= Prompt =
Below are the records; extract from them the line containing "Convert this diagram to TikZ code." to the line containing "(238,175) rectangle (338,273);", both lines included, exactly and with no pictures.

= Exercise materials =
## Start

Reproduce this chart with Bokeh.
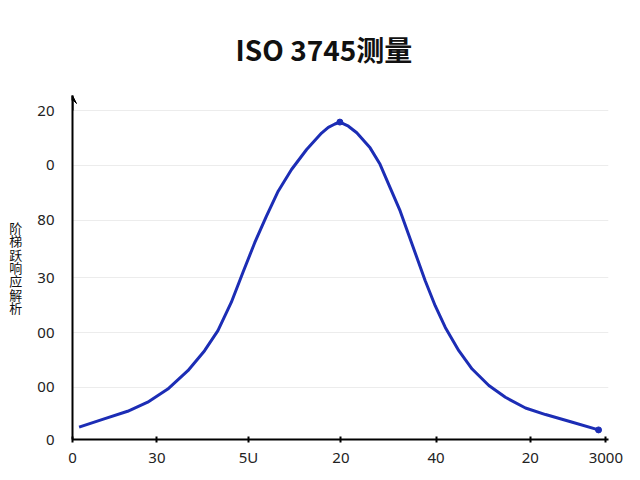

## End
## Start

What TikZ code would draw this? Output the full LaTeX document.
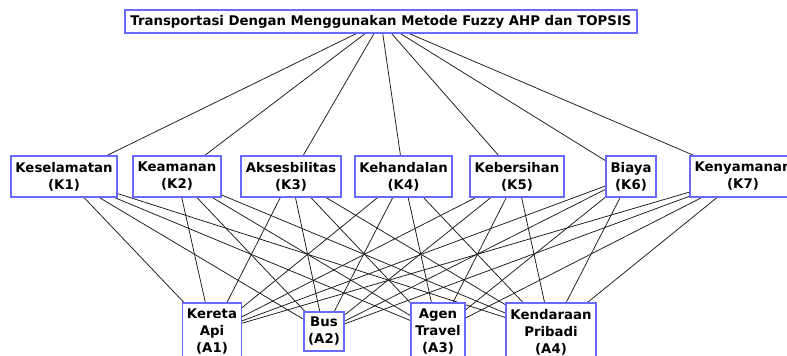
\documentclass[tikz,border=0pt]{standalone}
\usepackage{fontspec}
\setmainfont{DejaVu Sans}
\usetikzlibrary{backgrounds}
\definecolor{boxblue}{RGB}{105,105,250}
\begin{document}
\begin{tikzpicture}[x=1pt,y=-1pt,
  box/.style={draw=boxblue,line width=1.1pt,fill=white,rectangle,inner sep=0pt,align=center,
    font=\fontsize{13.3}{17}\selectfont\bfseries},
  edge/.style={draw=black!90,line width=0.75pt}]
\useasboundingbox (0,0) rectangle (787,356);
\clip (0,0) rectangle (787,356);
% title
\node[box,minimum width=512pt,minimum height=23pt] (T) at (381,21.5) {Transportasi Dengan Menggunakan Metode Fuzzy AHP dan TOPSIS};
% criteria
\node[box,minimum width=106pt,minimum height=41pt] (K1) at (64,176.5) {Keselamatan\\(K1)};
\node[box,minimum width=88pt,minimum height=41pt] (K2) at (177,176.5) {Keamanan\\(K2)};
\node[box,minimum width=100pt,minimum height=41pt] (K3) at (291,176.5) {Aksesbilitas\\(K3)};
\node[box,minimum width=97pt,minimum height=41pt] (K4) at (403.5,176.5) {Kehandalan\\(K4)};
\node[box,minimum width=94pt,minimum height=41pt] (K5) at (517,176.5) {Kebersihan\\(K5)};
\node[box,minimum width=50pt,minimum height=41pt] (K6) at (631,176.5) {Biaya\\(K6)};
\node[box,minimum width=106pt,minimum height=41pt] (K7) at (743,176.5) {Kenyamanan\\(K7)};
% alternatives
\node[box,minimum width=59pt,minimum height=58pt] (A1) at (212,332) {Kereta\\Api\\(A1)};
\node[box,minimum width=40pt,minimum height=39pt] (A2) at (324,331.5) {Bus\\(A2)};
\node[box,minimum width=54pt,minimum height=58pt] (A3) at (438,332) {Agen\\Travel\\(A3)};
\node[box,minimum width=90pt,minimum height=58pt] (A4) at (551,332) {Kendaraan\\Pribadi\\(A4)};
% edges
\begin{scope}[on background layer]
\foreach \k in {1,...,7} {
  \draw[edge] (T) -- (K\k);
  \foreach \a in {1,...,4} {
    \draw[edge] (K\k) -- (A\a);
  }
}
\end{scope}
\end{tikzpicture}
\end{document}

## End
## Start

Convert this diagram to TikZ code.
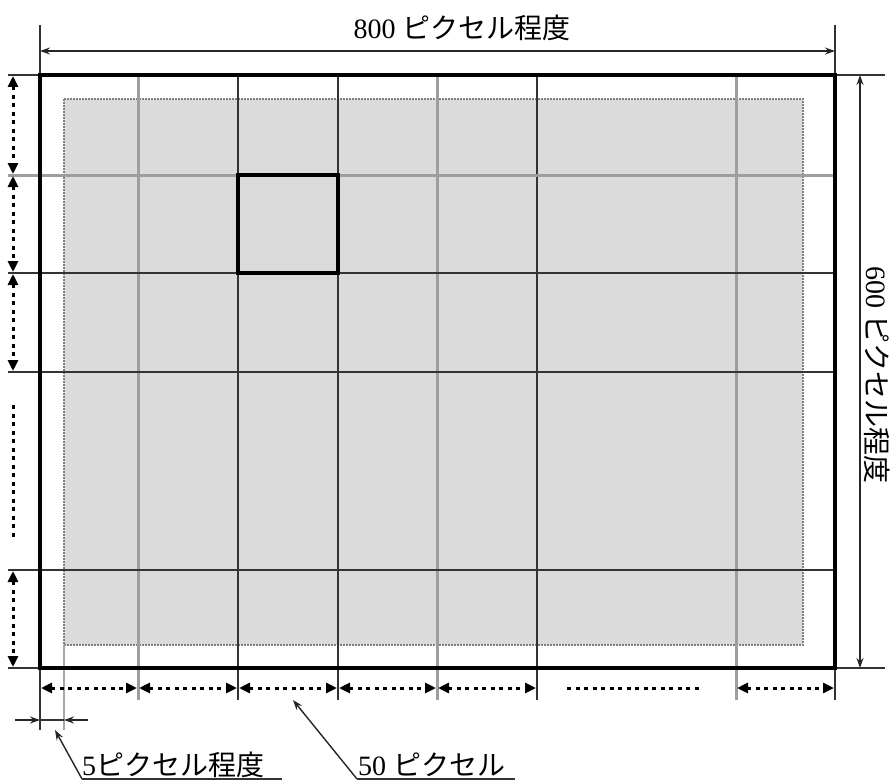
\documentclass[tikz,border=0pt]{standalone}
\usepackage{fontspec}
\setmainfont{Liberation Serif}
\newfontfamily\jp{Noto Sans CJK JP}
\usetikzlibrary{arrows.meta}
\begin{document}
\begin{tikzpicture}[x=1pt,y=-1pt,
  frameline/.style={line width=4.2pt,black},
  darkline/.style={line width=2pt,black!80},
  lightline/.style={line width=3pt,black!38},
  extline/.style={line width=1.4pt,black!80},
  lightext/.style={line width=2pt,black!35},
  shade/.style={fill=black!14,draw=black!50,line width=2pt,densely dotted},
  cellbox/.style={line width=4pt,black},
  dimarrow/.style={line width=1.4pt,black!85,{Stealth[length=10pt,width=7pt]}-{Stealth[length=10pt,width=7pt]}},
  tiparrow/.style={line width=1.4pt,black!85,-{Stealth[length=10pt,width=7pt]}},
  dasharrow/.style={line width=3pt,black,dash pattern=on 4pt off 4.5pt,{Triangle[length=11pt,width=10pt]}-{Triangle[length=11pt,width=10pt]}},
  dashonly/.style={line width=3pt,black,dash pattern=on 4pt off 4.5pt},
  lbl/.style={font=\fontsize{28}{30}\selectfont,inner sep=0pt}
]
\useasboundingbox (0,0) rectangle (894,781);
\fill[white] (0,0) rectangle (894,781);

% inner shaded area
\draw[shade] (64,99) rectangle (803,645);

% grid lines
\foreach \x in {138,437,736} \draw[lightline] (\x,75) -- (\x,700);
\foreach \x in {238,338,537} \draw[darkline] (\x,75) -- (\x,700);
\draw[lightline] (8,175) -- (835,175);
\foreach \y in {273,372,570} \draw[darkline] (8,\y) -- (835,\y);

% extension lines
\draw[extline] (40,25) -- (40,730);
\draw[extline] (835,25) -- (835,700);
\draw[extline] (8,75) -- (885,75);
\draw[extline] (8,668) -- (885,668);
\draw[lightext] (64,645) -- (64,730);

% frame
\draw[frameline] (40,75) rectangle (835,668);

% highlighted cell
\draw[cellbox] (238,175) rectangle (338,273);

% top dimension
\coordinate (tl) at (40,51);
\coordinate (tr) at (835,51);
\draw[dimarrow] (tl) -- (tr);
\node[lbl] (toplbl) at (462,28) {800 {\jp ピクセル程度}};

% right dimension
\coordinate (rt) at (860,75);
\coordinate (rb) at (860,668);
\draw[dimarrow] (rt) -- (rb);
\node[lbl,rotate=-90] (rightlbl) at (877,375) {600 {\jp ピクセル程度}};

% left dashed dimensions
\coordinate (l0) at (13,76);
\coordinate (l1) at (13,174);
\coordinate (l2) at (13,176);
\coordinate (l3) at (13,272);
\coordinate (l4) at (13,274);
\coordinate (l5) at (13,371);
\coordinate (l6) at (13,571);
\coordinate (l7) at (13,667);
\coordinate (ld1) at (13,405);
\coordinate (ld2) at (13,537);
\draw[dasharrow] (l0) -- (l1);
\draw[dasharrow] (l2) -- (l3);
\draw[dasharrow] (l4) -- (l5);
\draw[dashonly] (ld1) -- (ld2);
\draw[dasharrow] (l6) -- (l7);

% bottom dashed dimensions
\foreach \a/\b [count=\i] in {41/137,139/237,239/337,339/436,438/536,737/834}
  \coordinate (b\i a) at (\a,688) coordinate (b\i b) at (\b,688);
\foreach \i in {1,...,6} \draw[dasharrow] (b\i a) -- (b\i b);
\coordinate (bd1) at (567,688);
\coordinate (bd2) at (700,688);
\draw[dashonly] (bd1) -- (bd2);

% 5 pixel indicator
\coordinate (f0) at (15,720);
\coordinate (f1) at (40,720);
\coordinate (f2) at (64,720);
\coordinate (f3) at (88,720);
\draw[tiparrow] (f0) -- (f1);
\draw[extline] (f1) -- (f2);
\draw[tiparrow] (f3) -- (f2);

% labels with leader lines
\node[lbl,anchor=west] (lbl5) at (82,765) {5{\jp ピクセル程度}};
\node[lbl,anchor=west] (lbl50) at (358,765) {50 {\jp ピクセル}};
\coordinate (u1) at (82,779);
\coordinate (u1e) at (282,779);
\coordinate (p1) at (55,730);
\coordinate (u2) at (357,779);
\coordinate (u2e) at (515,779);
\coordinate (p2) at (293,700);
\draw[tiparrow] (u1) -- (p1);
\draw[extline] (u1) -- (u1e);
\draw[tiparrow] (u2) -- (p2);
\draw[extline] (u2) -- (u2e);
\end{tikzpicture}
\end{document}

## End

= Solved exercise =
Convert this diagram to TikZ code.
\documentclass[tikz,border=0pt]{standalone}
\usepackage{fontspec}
\setmainfont{Liberation Serif}
\newfontfamily\jp{Noto Sans CJK JP}
\usetikzlibrary{arrows.meta}
\begin{document}
\begin{tikzpicture}[x=1pt,y=-1pt,
  frameline/.style={line width=4.2pt,black},
  darkline/.style={line width=2pt,black!80},
  lightline/.style={line width=3pt,black!38},
  extline/.style={line width=1.4pt,black!80},
  lightext/.style={line width=2pt,black!35},
  shade/.style={fill=black!14,draw=black!50,line width=2pt,densely dotted},
  cellbox/.style={line width=4pt,black},
  dimarrow/.style={line width=1.4pt,black!85,{Stealth[length=10pt,width=7pt]}-{Stealth[length=10pt,width=7pt]}},
  tiparrow/.style={line width=1.4pt,black!85,-{Stealth[length=10pt,width=7pt]}},
  dasharrow/.style={line width=3pt,black,dash pattern=on 4pt off 4.5pt,{Triangle[length=11pt,width=10pt]}-{Triangle[length=11pt,width=10pt]}},
  dashonly/.style={line width=3pt,black,dash pattern=on 4pt off 4.5pt},
  lbl/.style={font=\fontsize{28}{30}\selectfont,inner sep=0pt}
]
\useasboundingbox (0,0) rectangle (894,781);
\fill[white] (0,0) rectangle (894,781);

% inner shaded area
\draw[shade] (64,99) rectangle (803,645);

% grid lines
\foreach \x in {138,437,736} \draw[lightline] (\x,75) -- (\x,700);
\foreach \x in {238,338,537} \draw[darkline] (\x,75) -- (\x,700);
\draw[lightline] (8,175) -- (835,175);
\foreach \y in {273,372,570} \draw[darkline] (8,\y) -- (835,\y);

% extension lines
\draw[extline] (40,25) -- (40,730);
\draw[extline] (835,25) -- (835,700);
\draw[extline] (8,75) -- (885,75);
\draw[extline] (8,668) -- (885,668);
\draw[lightext] (64,645) -- (64,730);

% frame
\draw[frameline] (40,75) rectangle (835,668);

% highlighted cell
\draw[cellbox] (238,175) rectangle (338,273);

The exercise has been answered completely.